The pan-tilt assembly 220 may include one or more robotically controlled actuators that are capable of panning and/or tilting the driver 210 relative to the base 225 in order to orient the driver 210 towards various locations 132 in the listening environment 102. The pan-tilt assembly 220 may be similar to assemblies used in surveillance systems, video production equipment, etc. and may include various mechanical parts (e.g., shafts, gears, ball bearings, etc.), and actuators that drive the assembly. Such actuators may include electric motors, piezoelectric motors, hydraulic and pneumatic actuators, or any other type of actuator. The actuators may be substantially silent during operation and/or an active noise cancellation technique (e.g., noise cancellation signals generated by the highly-directional speaker 110) may be used to reduce the noise generated by movement of the actuators and pan-tilt assembly 220. In some embodiments, the pan-tilt assembly 220 is capable of turning and rotating in any desired direction, both vertically and horizontally. Accordingly, the driver(s) 210 coupled to the pan-tilt assembly 220 can be pointed in any desired direction. In other embodiments, the assembly to which the driver(s) 210 are coupled is capable of only panning or tilting, such that the orientation of the driver(s) 210 can be changed in either a vertical or a horizontal direction.
In some embodiments, one or more sensors 120 are mounted on a separate pan-tilt assembly from the pan-tilt assembly 220 on which the highly-directional speaker(s) 110 are mounted. Additionally, one or more sensors 120 may be mounted at fixed positions within the listening environment 102. In such embodiments, the one or more sensors 120 may be mounted within the listening environment 102 in a manner that allows the audio system 100 to maintain a substantially complete view of the listening environment 102, enabling objects and/or users within the listening environment 102 to be more effectively tracked.
FIG. 3 is a block diagram of a computing device 300 that may be implemented in conjunction with or coupled to the audio system 100 of FIG. 1, according to various embodiments. As shown, computing device 300 includes a processing unit 310, input/output (I/O) devices 320, and a memory device 330. Memory device 330 includes an application 332 configured to interact with a database 334. The computing device 300 is coupled to one or more highly-directional speakers 110 and one or more sensors 120. In some embodiments, the sensor 120 includes two or more visual sensors 350 that are configured to capture stereoscopic images of objects and/or users within the listening environment 102.

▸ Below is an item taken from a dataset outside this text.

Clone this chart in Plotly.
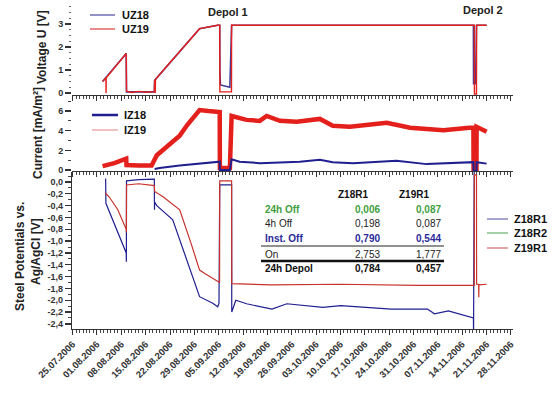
import plotly.graph_objects as go

# ---------------- data ----------------
uz18_t = ["2006-08-02 15:00", "2006-08-09 10:00", "2006-08-09 12:00", "2006-08-17 12:00", "2006-08-17 14:00",
          "2006-08-30 12:00", "2006-09-04 17:00", "2006-09-05 07:00", "2006-09-05 08:00", "2006-09-05 12:00",
          "2006-09-08 05:00", "2006-09-08 17:00", "2006-11-17 05:00", "2006-11-17 06:00", "2006-11-17 20:00",
          "2006-11-18 02:00", "2006-11-21 00:00"]
uz18_v = [0.5, 1.72, 0.05, 0.05, 0.55, 2.8, 2.95, 2.95, 0.95, 0.35, 0.25, 2.95, 2.95, 0.4, 0.4, 2.95, 2.95]

uz19_t = ["2006-08-02 15:00", "2006-08-03 14:00", "2006-08-03 15:00", "2006-08-03 16:00", "2006-08-09 10:00",
          "2006-08-09 12:00", "2006-08-11 00:00", "2006-08-13 00:00", "2006-08-15 00:00", "2006-08-17 12:00",
          "2006-08-17 14:00", "2006-08-17 18:00", "2006-08-17 20:00", "2006-08-30 12:00", "2006-09-04 17:00",
          "2006-09-05 07:00", "2006-09-05 08:00", "2006-09-08 16:00", "2006-09-08 17:00", "2006-11-17 11:00",
          "2006-11-17 12:00", "2006-11-18 02:00", "2006-11-18 03:00", "2006-11-21 00:00"]
uz19_v = [0.5, 0.65, 0.0, 0.66, 1.72, 0.08, 0.02, 0.07, 0.03, 0.06, 0.55, 0.0, 0.6, 2.8, 2.95,
          2.95, 0.05, 0.05, 2.95, 2.95, -0.05, -0.05, 2.95, 2.95]

iz18_t = ["2006-08-17 14:00", "2006-08-19 00:00", "2006-08-24 19:00", "2006-08-30 12:00", "2006-09-04 17:00",
          "2006-09-05 07:00", "2006-09-05 08:00", "2006-09-08 05:00", "2006-09-08 17:00", "2006-09-11 00:00",
          "2006-09-16 19:00", "2006-09-22 14:00", "2006-09-28 07:00", "2006-10-04 02:00", "2006-10-07 19:00",
          "2006-10-13 14:00", "2006-10-20 00:00", "2006-10-26 02:00", "2006-11-03 19:00", "2006-11-10 00:00",
          "2006-11-16 00:00", "2006-11-17 05:00", "2006-11-17 06:00", "2006-11-18 02:00", "2006-11-18 03:00",
          "2006-11-21 00:00"]
iz18_v = [0.1, 0.2, 0.45, 0.65, 0.85, 0.85, 0.0, 0.0, 1.1, 0.85, 0.7, 0.8, 0.85, 1.05, 0.8,
          0.7, 0.8, 0.95, 0.6, 0.7, 0.85, 0.8, -0.1, -0.1, 0.8, 0.65]

iz19_t = ["2006-08-02 15:00", "2006-08-06 00:00", "2006-08-09 10:00", "2006-08-09 12:00", "2006-08-13 00:00",
          "2006-08-16 17:00", "2006-08-18 05:00", "2006-08-22 19:00", "2006-08-24 19:00", "2006-08-27 00:00",
          "2006-08-30 12:00", "2006-09-02 00:00", "2006-09-04 17:00", "2006-09-05 07:00", "2006-09-05 08:00",
          "2006-09-08 05:00", "2006-09-08 17:00", "2006-09-13 00:00", "2006-09-16 19:00", "2006-09-18 19:00",
          "2006-09-22 14:00", "2006-09-27 10:00", "2006-10-04 02:00", "2006-10-07 19:00", "2006-10-12 17:00",
          "2006-10-23 07:00", "2006-10-30 00:00", "2006-11-08 14:00", "2006-11-16 00:00", "2006-11-17 05:00",
          "2006-11-17 06:00", "2006-11-18 02:00", "2006-11-18 03:00", "2006-11-21 00:00"]
iz19_v = [0.4, 0.7, 1.15, 0.5, 0.45, 0.45, 1.5, 2.8, 3.5, 4.6, 6.1, 6.0, 5.9, 5.9, 0.2,
          0.2, 5.5, 5.1, 5.0, 5.5, 5.0, 4.9, 5.2, 4.5, 4.4, 4.8, 4.3, 4.05, 4.3, 4.3,
          0.1, 0.1, 4.4, 3.9]

z18r1_t = ["2006-08-03 12:00", "2006-08-03 14:00", "2006-08-09 10:00", "2006-08-09 11:00", "2006-08-09 12:00",
           "2006-08-13 00:00", "2006-08-17 12:00", "2006-08-17 13:00", "2006-08-17 14:00", "2006-08-18 05:00",
           "2006-08-22 19:00", "2006-08-30 12:00", "2006-09-03 07:00", "2006-09-04 17:00", "2006-09-05 02:00",
           "2006-09-05 07:00", "2006-09-08 17:00", "2006-09-08 18:00", "2006-09-09 22:00", "2006-09-13 00:00",
           "2006-09-20 07:00", "2006-09-24 14:00", "2006-10-04 22:00", "2006-10-10 02:00", "2006-10-24 14:00",
           "2006-11-04 00:00", "2006-11-06 00:00", "2006-11-10 00:00", "2006-11-15 05:00", "2006-11-17 05:00",
           "2006-11-17 06:00", "2006-11-17 10:00"]
z18r1_v = [0.06, -0.36, -1.2, -1.35, 0.02, 0.04, 0.05, -0.47, -0.34, -0.4,
           -0.64, -1.94, -2.05, -2.11, -2.05, -0.05, -0.05, -2.2, -2.0, -2.06,
           -2.15, -2.06, -2.12, -2.09, -2.15, -2.15, -2.23, -2.18, -2.27, -2.3,
           -2.6, 0.2]

z18r2_t = []
z18r2_v = []

z19r1_t = ["2006-08-03 12:00", "2006-08-03 14:00", "2006-08-04 12:00", "2006-08-07 00:00", "2006-08-09 10:00",
           "2006-08-09 11:00", "2006-08-09 12:00", "2006-08-13 00:00", "2006-08-17 12:00", "2006-08-17 14:00",
           "2006-08-20 00:00", "2006-08-24 19:00", "2006-08-28 00:00", "2006-08-30 12:00", "2006-09-01 00:00",
           "2006-09-04 17:00", "2006-09-05 06:00", "2006-09-05 07:00", "2006-09-08 17:00", "2006-09-08 18:00",
           "2006-09-20 00:00", "2006-10-10 00:00", "2006-11-01 00:00", "2006-11-17 11:00", "2006-11-17 12:00",
           "2006-11-18 02:00", "2006-11-18 03:00", "2006-11-18 17:00", "2006-11-18 18:00", "2006-11-18 19:00",
           "2006-11-21 00:00"]
z19r1_v = [-0.18, -0.2, -0.25, -0.47, -0.8, -0.85, -0.05, -0.03, -0.06, -0.16,
           -0.25, -0.47, -1.03, -1.49, -1.55, -1.69, -1.7, 0.02, 0.02, -1.72,
           -1.74, -1.73, -1.75, -1.75, 0.12, 0.12, -1.73, -1.73, -1.95, -1.74,
           -1.73]

tick_dates = ["2006-07-25", "2006-08-01", "2006-08-08", "2006-08-15", "2006-08-22", "2006-08-29",
              "2006-09-05", "2006-09-12", "2006-09-19", "2006-09-26", "2006-10-03", "2006-10-10",
              "2006-10-17", "2006-10-24", "2006-10-31", "2006-11-07", "2006-11-14", "2006-11-21",
              "2006-11-28"]
pot_ticks = [0.0, -0.2, -0.4, -0.6, -0.8, -1.0, -1.2, -1.4, -1.6, -1.8, -2.0, -2.2, -2.4]
pot_labels = ["0,0", "-0,2", "-0,4", "-0,6", "-0,8", "-1,0", "-1,2", "-1,4", "-1,6", "-1,8",
              "-2,0", "-2,2", "-2,4"]

table_cols = ["Z18R1", "Z19R1"]
table_rows = ["24h Off", "4h Off", "Inst. Off", "On", "24h Depol"]
table_z18r1 = ["0,006", "0,198", "0,790", "2,753", "0,784"]
table_z19r1 = ["0,087", "0,087", "0,544", "1,777", "0,457"]

# ---------------- styling helpers ----------------
W, H = 560, 396
L, R, T, B = 72, 47, 5, 67
PW, PH = W - L - R, H - T - B


def px(x):
    return (x - L) / PW


def py(y):
    return (H - B - y) / PH


BLUE = "#1f1f8f"
RED = "#e4201c"
RED2 = "#c8322c"
GREEN = "#3f9f3f"
FONT = "Liberation Sans, Arial, sans-serif"

fig = go.Figure()

# top panel: voltage
fig.add_trace(go.Scatter(x=uz18_t, y=uz18_v, name="UZ18", mode="lines", line=dict(color="#3a3a9a", width=1.6),
                         xaxis="x", yaxis="y"))
fig.add_trace(go.Scatter(x=uz19_t, y=uz19_v, name="UZ19", mode="lines", line=dict(color=RED, width=1.4),
                         xaxis="x", yaxis="y"))

# middle panel: current
fig.add_trace(go.Scatter(x=iz19_t, y=iz19_v, name="IZ19", mode="lines", line=dict(color=RED, width=4.5),
                         xaxis="x2", yaxis="y2"))
fig.add_trace(go.Scatter(x=iz18_t, y=iz18_v, name="IZ18", mode="lines", line=dict(color=BLUE, width=2),
                         xaxis="x2", yaxis="y2"))

# bottom panel: potentials
fig.add_trace(go.Scatter(x=z18r1_t, y=z18r1_v, name="Z18R1", mode="lines", line=dict(color=BLUE, width=1.2),
                         xaxis="x3", yaxis="y3"))
fig.add_trace(go.Scatter(x=z18r2_t if z18r2_t else [None], y=z18r2_v if z18r2_v else [None], name="Z18R2",
                         mode="lines", line=dict(color=GREEN, width=1.2), xaxis="x3", yaxis="y3"))
fig.add_trace(go.Scatter(x=z19r1_t, y=z19r1_v, name="Z19R1", mode="lines", line=dict(color=RED2, width=1.2),
                         xaxis="x3", yaxis="y3"))

xrange = ["2006-07-24 20:00", "2006-11-28 14:00"]
xcommon = dict(range=xrange, type="date", showline=True, linecolor="#333", linewidth=1,
               ticks="outside", ticklen=5, tickwidth=1, tickcolor="#333",
               tickvals=tick_dates, showgrid=False, zeroline=False,
               minor=dict(dtick=86400000, ticks="outside", ticklen=3, tickwidth=1, tickcolor="#444"))
tickfont = dict(family=FONT, size=9, color="#333", weight="bold")
xtickfont = dict(family=FONT, size=9.5, color="#333", weight="bold")

ycommon = dict(showline=False, ticks="outside", ticklen=6, tickwidth=1.3, tickcolor="#333",
               showgrid=False, zeroline=False, tickfont=tickfont)

annotations = []
shapes = []


def text(x, y, s, size=11, color="#222", bold=True, xa="center", ya="middle", angle=0):
    annotations.append(dict(x=px(x), y=py(y), xref="paper", yref="paper", text=s, showarrow=False,
                            xanchor=xa, yanchor=ya, textangle=angle,
                            font=dict(family=FONT, size=size, color=color,
                                      weight="bold" if bold else "normal")))


def hline(x0, x1, y, color, width):
    shapes.append(dict(type="line", xref="paper", yref="paper", x0=px(x0), x1=px(x1), y0=py(y), y1=py(y),
                       line=dict(color=color, width=width)))


# axis titles
text(42, 47, "Voltage U [V]", size=12, angle=-90)
text(38, 133, "Current [mA/m²]", size=12, angle=-90)
text(20, 257, "Steel Potentials vs.", size=12, angle=-90)
text(36, 252, "Ag/AgCl [V]", size=12, angle=-90)
text(228, 12, "Depol 1", size=11)
text(483, 10, "Depol 2", size=11)

# legends (glyph + label)
legend_items = [
    (90, 115, 15, 120, "UZ18", "#4a4aa6", 1.2),
    (90, 115, 29, 120, "UZ19", "#d8403c", 1.2),
    (92, 118, 115, 122, "IZ18", BLUE, 2.5),
    (92, 118, 130, 122, "IZ19", "#e89a9a", 1.2),
    (487, 508, 219, 512, "Z18R1", "#6a6aaa", 1.2),
    (487, 508, 233, 512, "Z18R2", "#6ab06a", 1.2),
    (487, 508, 248, 512, "Z19R1", "#d06a6a", 1.2),
]
for x0, x1, y, tx, lab, col, w in legend_items:
    hline(x0, x1, y, col, w)
    text(tx, y, lab, size=11, color="#111", xa="left")

# table
row_y = [209, 223, 238, 254, 268]
row_colors = [GREEN, "#222", "#2a2a9a", "#222", "#111"]
row_bold = [True, False, True, False, True]
for cx, label in zip([353, 414], table_cols):
    text(cx, 195, label, size=10, color="#111")
for i, lab in enumerate(table_rows):
    text(263, row_y[i], lab, size=10, color=row_colors[i], bold=row_bold[i], xa="left")
    text(382, row_y[i], table_z18r1[i], size=10, color=row_colors[i], bold=row_bold[i], xa="right")
    text(443, row_y[i], table_z19r1[i], size=10, color=row_colors[i], bold=row_bold[i], xa="right")
hline(261, 444, 246, "#222", 1)
hline(261, 444, 261, "#111", 2.5)

fig.update_layout(
    width=W, height=H, margin=dict(l=L, r=R, t=T, b=B),
    paper_bgcolor="white", plot_bgcolor="white",
    font=dict(family=FONT, color="#222"),
    showlegend=False,
    xaxis=dict(**xcommon, anchor="y", matches="x3", showticklabels=False),
    xaxis2=dict(**xcommon, anchor="y2", matches="x3", showticklabels=False),
    xaxis3=dict(**xcommon, anchor="y3", tickformat="%d.%m.%Y", tickangle=-45, tickfont=xtickfont),
    yaxis=dict(**ycommon, domain=[py(95), 1.0], anchor="x", range=[-0.087, 3.83], tickvals=[0, 1, 2, 3],
               minor=dict(dtick=0.25, ticks="outside", ticklen=2, tickwidth=1, tickcolor="#666")),
    yaxis2=dict(**ycommon, domain=[py(171), py(96)], anchor="x2", range=[-0.1, 7.53], tickvals=[0, 2, 4, 6],
                minor=dict(dtick=1, ticks="outside", ticklen=3, tickwidth=1, tickcolor="#444")),
    yaxis3=dict(**{**ycommon, "showline": True}, linecolor="#333", linewidth=1.2, domain=[0.0, py(172)],
                anchor="x3", range=[-2.487, 0.169], tickvals=pot_ticks, ticktext=pot_labels,
                minor=dict(dtick=0.1, ticks="outside", ticklen=3, tickwidth=1, tickcolor="#444")),
    annotations=annotations,
    shapes=shapes,
)

fig.write_html("out.html", config={"displayModeBar": False, "staticPlot": True},
               post_script="document.body.style.margin='0';document.body.style.overflow='hidden';")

Processing unit 310 may include a central processing unit (CPU), digital signal processing unit (DSP), and so forth. In various embodiments, the processing unit 310 is configured to analyze data acquired by the sensor(s) 120 to determine locations, distances, orientations, etc. of objects and/or users within the listening environment 102. The locations, distances, orientations, etc. of objects and/or users may be stored in the database 334. The processing unit 310 is further configured to compute a vector from a location of a highly-directional speaker 110 to a surface of an object and/or vector from a surface of an object to a listening position 106 based on the locations, distances, orientations, etc. of objects and/or users within the listening environment 102. For example, and without limitation, the processing unit 310 may receive data from the sensor 120 and process the data to dynamically track the movements of a user within a listening environment 102. Then, based on changes to the location of the user, the processing unit 310 may compute one or more vectors that cause an audio event generated by a highly-directional speaker 110 to bounce off of a specific location 132 within the listening environment 102. The processing unit 310 then determines, based on the one or more vectors, an orientation in which the driver(s) 210 of the highly-directional speaker 110 should be positioned such that the user perceives the audio event as originating from the desired location in the sound space 104 generated by the audio system 100. Accordingly, the processing unit 310 may communicate with and/or control the pan-tilt assembly 220.
I/O devices 320 may include input devices, output devices, and devices capable of both receiving input and providing output. For example, and without limitation, I/O devices 320 may include wired and/or wireless communication devices that send data to and/or receive data from the sensor(s) 120, the highly-directional speakers 110, and/or various types of audio-video devices (e.g., amplifiers, audio-video receivers, DSPs, and the like) to which the audio system 100 may be coupled. Further, in some embodiments, the I/O devices 320 include one or more wired or wireless communication devices that receive audio streams (e.g., via a network, such as a local area network and/or the Internet) that are to be reproduced by the highly-directional speakers 110.
Memory unit 330 may include a memory module or a collection of memory modules. Software application 332 within memory unit 330 may be executed by processing unit 310 to implement the overall functionality of the computing device 300, and, thus, to coordinate the operation of the audio system 100 as a whole. The database 334 may store digital signal processing algorithms, audio streams, object recognition data, location data, orientation data, and the like.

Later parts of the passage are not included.